Why does John say that God can raise up children for Abraham from stones? What is the connection there? “Interpreters of this passage often puzzled about what connection, if any, there is between “children” and “stones” until, in the process of translating (or retranslating) this saying from Greek back into Aramaic (or Hebrew), it became evident: ben…means “son” or “child,” with the plural banim; and eben…means “stone,” with the plural ebanim; so, what John the Baptist was saying was that God was able to make banim out of ebanim, a play on words that is lost…in…translation.” (Pelikan, WBI, pg. 10)

In this wordplay, John was telling the Pharisees and Sadducees that to trust simply in their lineage and heritage was ridiculous – God could just as well make children for Abraham out of the very rocks that surrounded them there in that desert. John saw in this particular group of Jewish leaders an awful hypocrisy, something which would not only keep them from being a part of what God was about to do, but something that would warrant even God’s judgment and wrath. Wright again says, “The Pharisees prided themselves on their purity; they were unlikely to be guilty of gross or obvious sins. Yes, but their pride itself was getting in the way of God’s homecoming, and their arrogance towards other Israelites, let alone towards the rest of the world, was quite out of keeping with the humility needed before the coming king.” (Wright, MFE, pg 18)

“Even now,” John the Baptist says, “the axe is laid to the root of the trees. Every tree therefore that does not bear good fruit is cut down and thrown into the fire.” The rest of the gospel story reveals that many of the Pharisees and Sadducees (though by no means all of them) rejected Jesus. What these verses reveal is that the blindness was a picture of eternal ruin and destruction. As Tim Keller has said, we so often see that there are two ways to run from God: one is by being very bad and the other is by being very good. Here it was their sense of spiritual pride and entitlement that was keeping them from the very repentance they needed. And the longer we are in the Christian life, the more we ought to seek to guard ourselves from the same kind of wicked attitude.

Strong words – and they are no less strong than today.
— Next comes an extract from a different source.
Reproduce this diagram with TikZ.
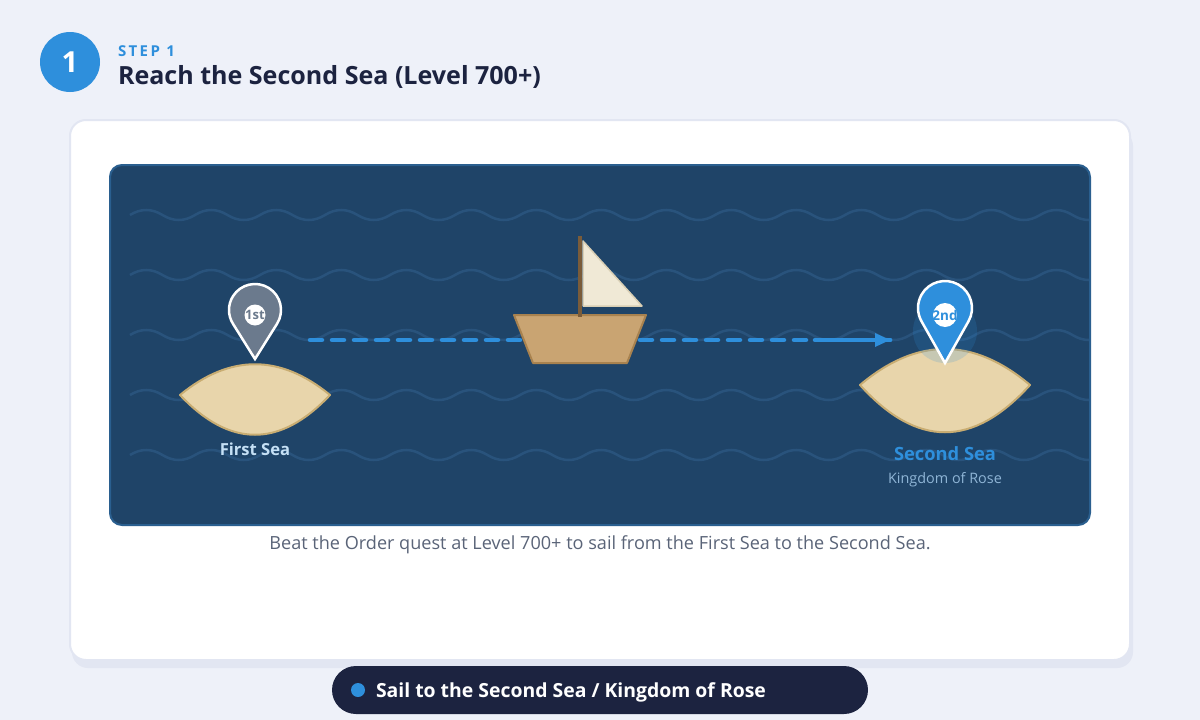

What do they teach us? For one, they teach us that a life can outwardly look very decent, and yet inwardly be a very different story. Make sure you see this: John was not telling the Pharisees and Sadducees that they simply needed to add more good works to their repentance. Instead, he was telling them that they had not yet even begun to repent! He was calling them to bring forth truly good fruit from humble, repentant hearts reliant upon the grace of God. This year, may John the Baptist challenge us all to clear the rubbish, straighten the path, and repent. Repent so that we can be ever ready to be part of the new thing that God has done, is doing, and will do thru his son Jesus.
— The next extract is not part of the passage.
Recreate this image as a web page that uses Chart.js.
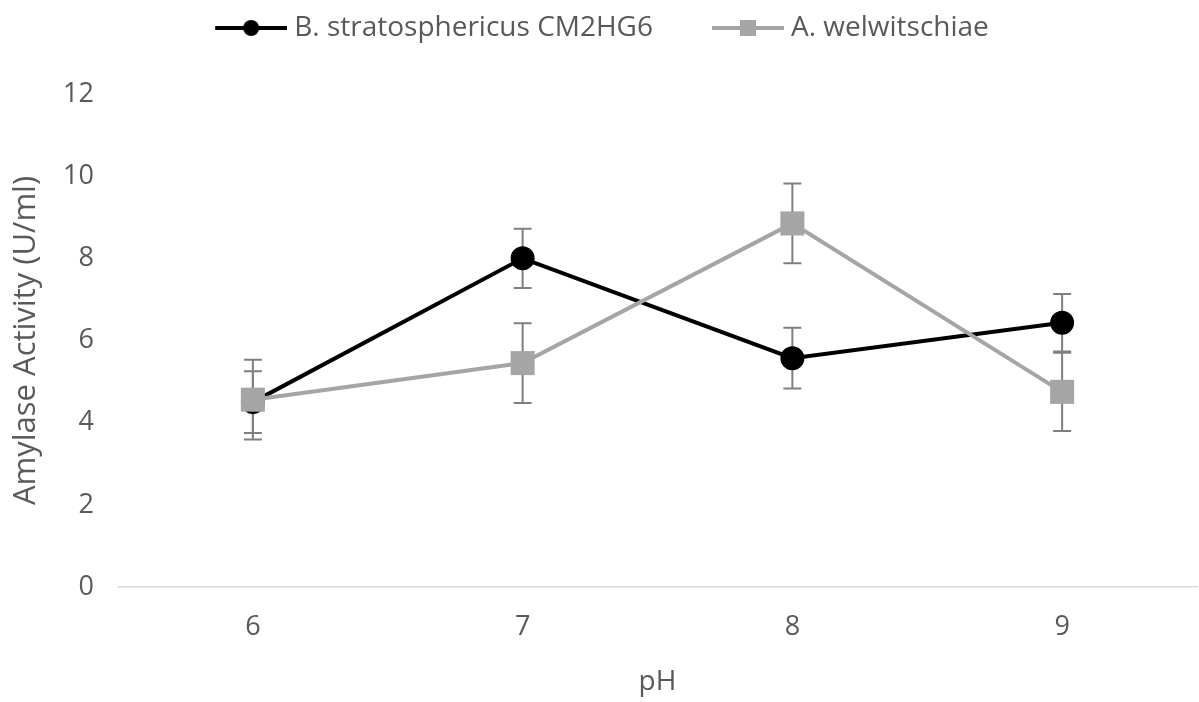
<!DOCTYPE html>
<html>
<head>
<meta charset="utf-8">
<script src="https://cdn.jsdelivr.net/npm/chart.js@4.4.0/dist/chart.umd.min.js"></script>
<style>
  html, body { margin: 0; padding: 0; background: #fff; }
  #chart { display: block; }
</style>
</head>
<body>
<canvas id="chart" width="1199" height="702"></canvas>
<script>
const phLevels = ['6', '7', '8', '9'];
const bStratosphericus = [4.5, 8.0, 5.57, 6.43];
const bStratosphericusErr = [0.75, 0.72, 0.74, 0.7];
const aWelwitschiae = [4.56, 5.45, 8.85, 4.75];
const aWelwitschiaeErr = [0.97, 0.97, 0.97, 0.95];
const yTicks = [0, 2, 4, 6, 8, 10, 12];

const textColor = '#595959';
const fontFamily = '"Open Sans", sans-serif';

// little line + marker pictures for the legend (line sits in the right 72px)
function legendSymbol(color, shape) {
  const c = document.createElement('canvas');
  c.width = 86;
  c.height = 24;
  const g = c.getContext('2d');
  g.strokeStyle = color;
  g.fillStyle = color;
  g.lineWidth = 4;
  g.beginPath();
  g.moveTo(14, 12);
  g.lineTo(86, 12);
  g.stroke();
  if (shape === 'circle') {
    g.beginPath();
    g.arc(50, 12, 8, 0, Math.PI * 2);
    g.fill();
  } else {
    g.fillRect(42, 4, 16, 16);
  }
  return c;
}
const legendSymbols = [legendSymbol('#000000', 'circle'), legendSymbol('#a5a5a5', 'rect')];

const errorBars = {
  id: 'errorBars',
  beforeDatasetsDraw(chart) {
    const ctx = chart.ctx;
    const y = chart.scales.y;
    ctx.save();
    ctx.strokeStyle = '#7f7f7f';
    ctx.lineWidth = 2;
    chart.data.datasets.forEach((ds, i) => {
      chart.getDatasetMeta(i).data.forEach((pt, j) => {
        const top = y.getPixelForValue(ds.data[j] + ds.errors[j]);
        const bottom = y.getPixelForValue(ds.data[j] - ds.errors[j]);
        ctx.beginPath();
        ctx.moveTo(pt.x, top);
        ctx.lineTo(pt.x, bottom);
        ctx.moveTo(pt.x - 9, top);
        ctx.lineTo(pt.x + 9, top);
        ctx.moveTo(pt.x - 9, bottom);
        ctx.lineTo(pt.x + 9, bottom);
        ctx.stroke();
      });
    });
    ctx.restore();
  }
};

// push the plot down below the legend, and lift the legend row back up
const legendSpacing = {
  id: 'legendSpacing',
  beforeInit(chart) {
    const fit = chart.legend.fit;
    chart.legend.fit = function () {
      fit.call(this);
      this.height = 94;
    };
  },
  afterLayout(chart) {
    chart.legend.top -= 38;
  }
};

new Chart(document.getElementById('chart'), {
  type: 'line',
  data: {
    labels: phLevels,
    datasets: [{
      label: 'B. stratosphericus CM2HG6',
      data: bStratosphericus,
      errors: bStratosphericusErr,
      borderColor: '#000000',
      backgroundColor: '#000000',
      borderWidth: 4,
      pointStyle: 'circle',
      pointRadius: 11,
      pointBorderWidth: 2,
      order: 1
    }, {
      label: 'A. welwitschiae',
      data: aWelwitschiae,
      errors: aWelwitschiaeErr,
      borderColor: '#a5a5a5',
      backgroundColor: '#a5a5a5',
      borderWidth: 4,
      pointStyle: 'rect',
      pointRadius: 17,
      pointBorderWidth: 0,
      order: 0
    }]
  },
  options: {
    responsive: false,
    animation: false,
    layout: { autoPadding: false, padding: { left: 0, right: 2, top: 0, bottom: 0 } },
    plugins: {
      tooltip: { enabled: false },
      legend: {
        position: 'top',
        labels: {
          usePointStyle: true,
          pointStyleWidth: 72,
          padding: 52,
          color: textColor,
          font: { family: fontFamily, size: 28 },
          sort: (a, b) => a.datasetIndex - b.datasetIndex,
          generateLabels(chart) {
            const items = Chart.defaults.plugins.legend.labels.generateLabels(chart);
            items.forEach(it => { it.pointStyle = legendSymbols[it.datasetIndex]; });
            return items;
          }
        }
      }
    },
    scales: {
      x: {
        offset: true,
        grid: { display: false, drawTicks: false },
        border: { display: true, color: '#d9d9d9', width: 1.5 },
        ticks: { color: textColor, font: { family: fontFamily, size: 27 }, padding: 24 },
        title: {
          display: true,
          text: 'pH',
          color: textColor,
          font: { family: fontFamily, size: 28 },
          padding: { top: 0, bottom: 3 }
        },
        afterFit(s) {
          s.height = 115;
          s.paddingLeft = 0;
          s.paddingRight = 0;
        }
      },
      y: {
        min: 0,
        max: 12,
        afterBuildTicks(s) { s.ticks = yTicks.map(v => ({ value: v })); },
        grid: { display: false, drawTicks: false },
        border: { display: false },
        ticks: { color: textColor, font: { family: fontFamily, size: 27 }, padding: 24 },
        title: {
          display: true,
          text: 'Amylase Activity (U/ml)',
          color: textColor,
          font: { family: fontFamily, size: 31 },
          padding: { top: 8, bottom: 0 }
        },
        afterFit(s) { s.width = 118; }
      }
    }
  },
  plugins: [errorBars, legendSpacing]
});
</script>
</body>
</html>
In reflecting on John the Baptist, Jeffrey Gibbs writes, “Who would want to have such a preacher as John in our day? But all Christian preachers are to be like John. This is not accomplished through the use of angry rhetoric, bizarre diet, or prophetic clothing, but in the preaching of God’s demands that lays bare human failure and human need for Christ, the Mightier One who has come. People are not brought into the blessings of God’s royal rule in Christ, nor are they prepared to be gathered to God on the Last Day, by “giving them what they want.” Everyone who would be a Christian in our day must encounter the message of John the Baptizer. Even those who have believed for long years must never forget the wrath from which God delivered and kept them in Christ. John’s voice still rings out in faithful preaching: “Repent! For the reign of heaven stands near!” (Matthew 1:1 – 11:1, pg. 172)

And so, we give all glory, honor, and praise to God the Father, God the Son, and God the Holy Spirit! Amen.